Tim Cook warned Apple may raise prices as memory chip shortage costs climb
The CEO says “price increases are unavoidable” as DRAM and NAND shortages hit AI demand and consumer devices.

Apple CEO Tim Cook told The Wall Street Journal in an exclusive interview published Wednesday that Apple could raise prices as a global memory chip shortage drives up costs. For decision-makers, it is a signal that consumer electronics pricing may stay sticky upward while AI memory demand squeezes supply.
Tim Cook is putting a not-so-fine point on what shoppers are about to feel in their wallets. In an exclusive interview with The Wall Street Journal, published Wednesday, Apple CEO Tim Cook warned that Apple could raise prices on some products because of a global shortage of memory chips that is driving costs higher. Cook called it unsustainable and said, “Unfortunately, price increases are unavoidable.”
Cook also described what Apple and the industry are up against: less supply of memory at the same time consumers want devices, while “the memory guys” are passing along “huge price increases.” In his words, Apple is trying to mitigate the increases being passed to it and shield customers, but the situation has become “unsustainable.” He added that Apple “definitely” needs memory pricing and supply to return to “reasonable levels for consumer products,” calling the memory price fluctuation “a hundred-year flood.”
So what is actually happening? The shortage is not a mysterious internal Apple issue or a sudden change in Apple’s product strategy. It is tied to a global memory chip squeeze centered on DRAM and NAND, the memory types that power everyday gadgets from laptops to smartphones. The source of the pressure, Cook’s framing and the broader market context, is that demand for memory chips has surged for AI models. As AI companies race to build ever-larger models, they snap up large quantities of memory chips used in data centers. That competes directly with the supply available for consumer electronics, because the same memory supply ecosystem is pulled in two directions.
When that competition tightens, costs move faster than most customers can emotionally process. Apple already raised prices earlier this year on its latest MacBook lineup, and Cook’s warning suggests more price pressure could show up after that initial move. The 14-inch MacBook Pro with the M5 Pro chip jumped to $2,199 from $1,999, and the 16-inch model rose to $2,699 from $2,499. The key point for buyers and operators is not just that prices went up once, but that Apple’s CEO is explicitly warning that the shortage-driven increases can keep flowing through the supply chain.

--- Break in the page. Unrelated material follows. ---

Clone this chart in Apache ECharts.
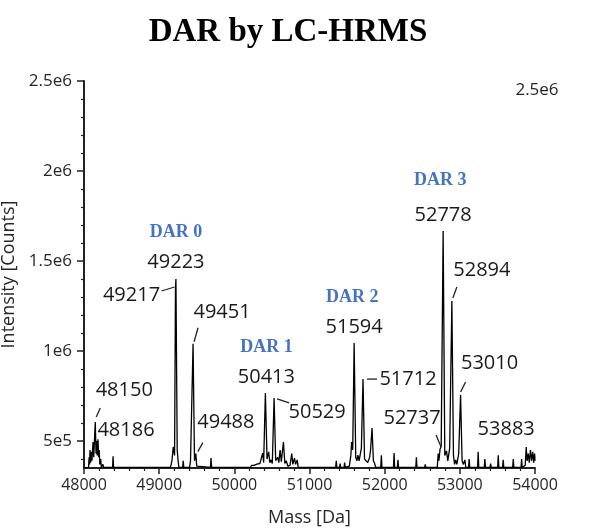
<!DOCTYPE html>
<html><head><meta charset="utf-8">
<script src="https://cdn.jsdelivr.net/npm/echarts@6/dist/echarts.min.js"></script>
<style>html,body{margin:0;padding:0;background:#fff}#c{width:609px;height:531px}</style>
</head><body><div id="c"></div>
<script>
// ---- Spectrum profile (mass in Da, intensity in counts) ----
const specMass = [
  48000,48060,48068,48074,48080,48088,48100,48106,48120,48130,48142,48150,48160,48168,48176,48186,48195,48203,48210,48222,48230,48252,48262,
  48380,48387,48394,
  49150,49170,49187,49205,49217,49223,49240,49252,49262,
  49312,49320,49328,49405,49417,49428,49451,49470,49488,49500,49508,
  49682,49690,49698,
  50215,50230,50245,50262,50280,50300,50320,50340,50355,50377,50390,50413,50435,50457,50472,50489,50505,50529,50550,50577,50592,50609,50625,50653,50672,50690,50712,50740,50764,50778,50800,50815,50836,50850,
  51104,51111,51118,51348,51356,51364,51400,51408,51416,51460,51467,51474,
  51530,51550,51560,51575,51594,51615,51630,51644,51660,51690,51712,51732,51756,51775,51800,51812,51832,51850,51867,51880,
  51948,51956,51964,52117,52125,52133,52169,52177,52185,52414,52422,52430,52532,52540,52548,
  52700,52712,52722,52737,52752,52778,52800,52823,52840,52865,52894,52915,52930,52945,52960,52985,53010,53030,53048,53067,53080,
  53116,53124,53132,53236,53244,53252,53325,53333,53341,53402,53410,53418,53503,53511,53519,53569,53577,53585,53703,53711,53719,53814,53822,53830,
  53870,53883,53895,53910,53924,53940,53955,53970,53983,53995,54000
];
const specIntensity = [
  3.52e5,3.53e5,4.1e5,3.7e5,4.5e5,3.8e5,4.4e5,3.9e5,4.94e5,4.1e5,5.3e5,6.06e5,4.3e5,5.0e5,4.2e5,5.1e5,4.1e5,4.5e5,3.7e5,4.0e5,3.55e5,3.7e5,3.53e5,
  3.53e5,4.15e5,3.53e5,
  3.53e5,3.9e5,4.67e5,4.2e5,1.35e6,1.40e6,4.5e5,3.9e5,3.53e5,
  3.53e5,3.9e5,3.53e5,3.53e5,3.9e5,3.8e5,1.04e6,3.9e5,4.3e5,3.6e5,3.53e5,
  3.53e5,4.05e5,3.53e5,
  3.53e5,3.65e5,3.58e5,3.65e5,3.6e5,3.72e5,3.62e5,3.75e5,3.65e5,4.33e5,3.8e5,7.67e5,4.0e5,4.4e5,3.8e5,3.95e5,3.75e5,7.39e5,3.9e5,4.1e5,3.8e5,4.5e5,3.85e5,4.94e5,3.75e5,3.9e5,3.6e5,3.65e5,4.3e5,3.7e5,4.05e5,3.7e5,3.95e5,3.53e5,
  3.53e5,3.62e5,3.53e5,3.53e5,3.9e5,3.53e5,3.53e5,3.75e5,3.53e5,3.53e5,3.8e5,3.53e5,
  3.6e5,4.2e5,4.94e5,4.5e5,1.044e6,4.1e5,3.9e5,4.22e5,3.9e5,4.6e5,8.44e5,4.0e5,4.1e5,3.8e5,4.1e5,4.5e5,5.72e5,3.9e5,3.75e5,3.53e5,
  3.53e5,4.2e5,3.53e5,3.53e5,4.33e5,3.53e5,3.53e5,3.95e5,3.53e5,3.53e5,4.1e5,3.53e5,3.53e5,3.7e5,3.53e5,
  3.55e5,4.3e5,3.9e5,4.56e5,4.7e5,1.667e6,4.2e5,4.45e5,3.9e5,4.6e5,1.278e6,4.2e5,3.7e5,3.95e5,3.7e5,4.3e5,7.56e5,3.9e5,3.7e5,3.95e5,3.53e5,
  3.53e5,4.0e5,3.53e5,3.53e5,4.4e5,3.53e5,3.53e5,4.0e5,3.53e5,3.53e5,3.75e5,3.53e5,3.53e5,4.2e5,3.53e5,3.53e5,3.95e5,3.53e5,3.53e5,4.0e5,3.53e5,3.53e5,4.0e5,3.53e5,
  3.65e5,4.67e5,3.9e5,4.3e5,3.8e5,4.5e5,3.9e5,4.4e5,3.8e5,4.3e5,3.9e5
];

// ---- Annotated peaks ----
const peakLabels = ['48150','48186','49217','49223','49451','49488','50413','50529','51594','51712','52737','52778','52894','53010','53883'];
const darLabels = ['DAR 0','DAR 1','DAR 2','DAR 3'];
const darPeaks = ['49223','50413','51594','52778'];

// ---- Axis ticks ----
const xMin = 48000, xMax = 54000, xStep = 1000;
const yMin = 3.5e5, yMax = 2.5e6;
const yTickValues = [5e5, 1e6, 1.5e6, 2e6, 2.5e6];
const yTickLabels = ['5e5', '1e6', '1.5e6', '2e6', '2.5e6'];
const yMinorTickValues = [4e5,6e5,7e5,8e5,9e5,1.1e6,1.2e6,1.3e6,1.4e6,1.6e6,1.7e6,1.8e6,1.9e6,2.1e6,2.2e6,2.3e6,2.4e6];
const cornerLabel = '2.5e6';

// ---- Label placement (pixel offsets from the peak apex; layout only) ----
const labelLayout = {
  '48150': {dx: 29, dy: -32, lead: [1, -5, 5, -14]},
  '48186': {dx: 28, dy: -9},
  '49217': {dx: -44, dy: 7, lead: [-14, 3, -1, -1]},
  '49223': {dx: 0, dy: -17},
  '49451': {dx: 29, dy: -32, lead: [1, -2, 5, -16]},
  '49488': {dx: 30, dy: -31, lead: [2, -2, 7, -11]},
  '50413': {dx: 1, dy: -16},
  '50529': {dx: 43, dy: 14, lead: [3, 1, 15, 5]},
  '51594': {dx: 0, dy: -16},
  '51712': {dx: 45, dy: 0, lead: [4, 0, 14, 0]},
  '52737': {dx: -28, dy: -31, lead: [-4, -14, 1, -2]},
  '52778': {dx: 0, dy: -16},
  '52894': {dx: 30, dy: -31, lead: [1, -3, 5, -14]},
  '53010': {dx: 29, dy: -32, lead: [0, -3, 5, -13]},
  '53883': {dx: -20, dy: -18}
};
const darLayout = {
  'DAR 0': {dx: 0, dy: -47},
  'DAR 1': {dx: 1, dy: -46},
  'DAR 2': {dx: -2, dy: -46},
  'DAR 3': {dx: -3, dy: -51}
};

const spectrum = specMass.map((m, i) => [m, specIntensity[i]]);
const peakData = peakLabels.map(t => {
  const m = Number(t);
  return [m, specIntensity[specMass.indexOf(m)]];
});

const chart = echarts.init(document.getElementById('c'), null, {renderer: 'canvas'});
const txt = '#262626';
chart.setOption({
  animation: false,
  backgroundColor: '#fff',
  grid: {left: 84, right: 74, top: 81, bottom: 63, containLabel: false, outerBoundsMode: 'none'},
  graphic: [
    {type: 'text', x: 288, y: 32, style: {text: 'DAR by LC-HRMS', font: 'bold 33px "Liberation Serif", "Times New Roman", serif', fill: '#000', align: 'center', verticalAlign: 'middle'}},
    {type: 'text', x: 537, y: 90, style: {text: cornerLabel, font: '17px "Open Sans", sans-serif', fill: txt, align: 'center', verticalAlign: 'middle'}}
  ],
  xAxis: {
    type: 'value', min: xMin, max: xMax, interval: xStep,
    name: 'Mass [Da]', nameLocation: 'middle', nameGap: 41,
    nameTextStyle: {fontSize: 18, fontFamily: 'Open Sans', color: txt},
    axisLine: {show: true, lineStyle: {color: '#222', width: 2}},
    axisTick: {show: true, length: 6, lineStyle: {color: '#222', width: 1.5}},
    minorTick: {show: true, splitNumber: 5, length: 3, lineStyle: {color: '#222', width: 1.2}},
    axisLabel: {fontSize: 16, fontFamily: 'Open Sans', color: txt, margin: 9, formatter: v => String(v)},
    splitLine: {show: false}
  },
  yAxis: [
    {
      type: 'value', min: yMin, max: yMax, position: 'left',
      name: 'Intensity [Counts]', nameLocation: 'middle', nameGap: 57,
      nameTextStyle: {fontSize: 18, fontFamily: 'Open Sans', color: txt},
      axisLine: {show: true, lineStyle: {color: '#222', width: 2}},
      axisTick: {show: true, length: 7, customValues: yTickValues, lineStyle: {color: '#222', width: 1.5}},
      axisLabel: {customValues: yTickValues, fontSize: 17, fontFamily: 'Open Sans', color: txt, margin: 12,
        formatter: v => yTickLabels[yTickValues.indexOf(v)]},
      splitLine: {show: false}
    },
    {
      type: 'value', min: yMin, max: yMax, position: 'left', offset: 0,
      axisLine: {show: false},
      axisTick: {show: true, length: 3, customValues: yMinorTickValues, lineStyle: {color: '#222', width: 1.2}},
      axisLabel: {show: false},
      splitLine: {show: false}
    }
  ],
  series: [
    {
      type: 'line', data: spectrum, yAxisIndex: 0, showSymbol: false, symbol: 'none',
      lineStyle: {color: '#000', width: 1.3}, clip: true, z: 2
    },
    {
      type: 'custom', data: peakData, yAxisIndex: 0, clip: false, z: 3,
      renderItem: function (params, api) {
        const i = params.dataIndex;
        const key = peakLabels[i];
        const p = api.coord([api.value(0), api.value(1)]);
        const lay = labelLayout[key];
        const children = [{
          type: 'text', x: p[0] + lay.dx, y: p[1] + lay.dy,
          style: {text: key, font: '20px "Open Sans", sans-serif', fill: '#1a1a1a', align: 'center', verticalAlign: 'middle'}
        }];
        if (lay.lead) {
          children.push({type: 'line', shape: {x1: p[0] + lay.lead[0], y1: p[1] + lay.lead[1], x2: p[0] + lay.lead[2], y2: p[1] + lay.lead[3]},
            style: {stroke: '#222', lineWidth: 1.3}});
        }
        const d = darPeaks.indexOf(key);
        if (d >= 0) {
          const dl = darLayout[darLabels[d]];
          children.push({type: 'text', x: p[0] + dl.dx, y: p[1] + dl.dy,
            style: {text: darLabels[d], font: 'bold 18px "Liberation Serif", "Times New Roman", serif', fill: '#4472C4', align: 'center', verticalAlign: 'middle'}});
        }
        return {type: 'group', children: children};
      }
    }
  ]
});
</script>
</body></html>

Cook did not specify when increases would arrive, how large they might be, or which products would be affected. That matters, because it signals the constraint is dynamic. Memory pricing is fluctuating, and Apple is trying to manage the pass-through to protect customers as much as it can. But the CEO also made the underlying objective plain: memory pricing and supply need to return to reasonable levels for consumer products. In other words, Apple’s goal is not “we will never raise prices again.” The goal is “we need the environment to normalize.”
This is also why the warning lands beyond Apple. The source notes that other tech companies, including Microsoft, have also increased prices as memory costs soar. That is the playbook when the input cost shock is industry-wide: you rarely get to sit out if your competitors are already absorbing demand pressure and suppliers are raising prices across the board. It also explains why the market impact feels immediate. If memory becomes the bottleneck, product pricing becomes a downstream lever, not a marketing choice.
The broader timeline is potentially longer than many teams would like. The source includes a prediction from Intel CEO Lip-Bu Tan that the industry could see “no relief until 2028.” Whether or not a specific company like Apple matches that exact timeline, it frames the strategic risk: you are planning in an environment where memory scarcity may not be a short-term blip. The second-order implication for boards and CFOs is that pricing actions may be more than tactical. They could become a recurring management tool while supply and demand for DRAM and NAND find equilibrium.
For shoppers, the practical consequence is straightforward: a laptop or phone in an online cart today could cost noticeably more tomorrow if memory costs keep rising. For leaders, it is more complicated but just as real. Pricing decisions intersect with demand elasticity, inventory planning, contract terms, and competitive positioning. When a CEO publicly frames cost increases as unavoidable, it also changes expectations inside the organization and across the market. It becomes harder to assume costs will fall quickly, and harder to treat price moves as one-time events.
The bottom line is that Cook’s warning is both specific and non-specific at the same time: specific about the cause, the memory chip shortage and its cost pass-through; non-specific about timing and magnitude. That is still a meaningful signal, especially when AI demand is pulling massive quantities of memory into data centers while consumer electronics await the same chips. If you run a company shipping memory-dependent hardware, or you finance one, you now have a clearer map of the pressure points. The strategic stake is simple: whether you plan for normalization in months or years changes everything from budgets to inventory strategy to how aggressively you can hold price.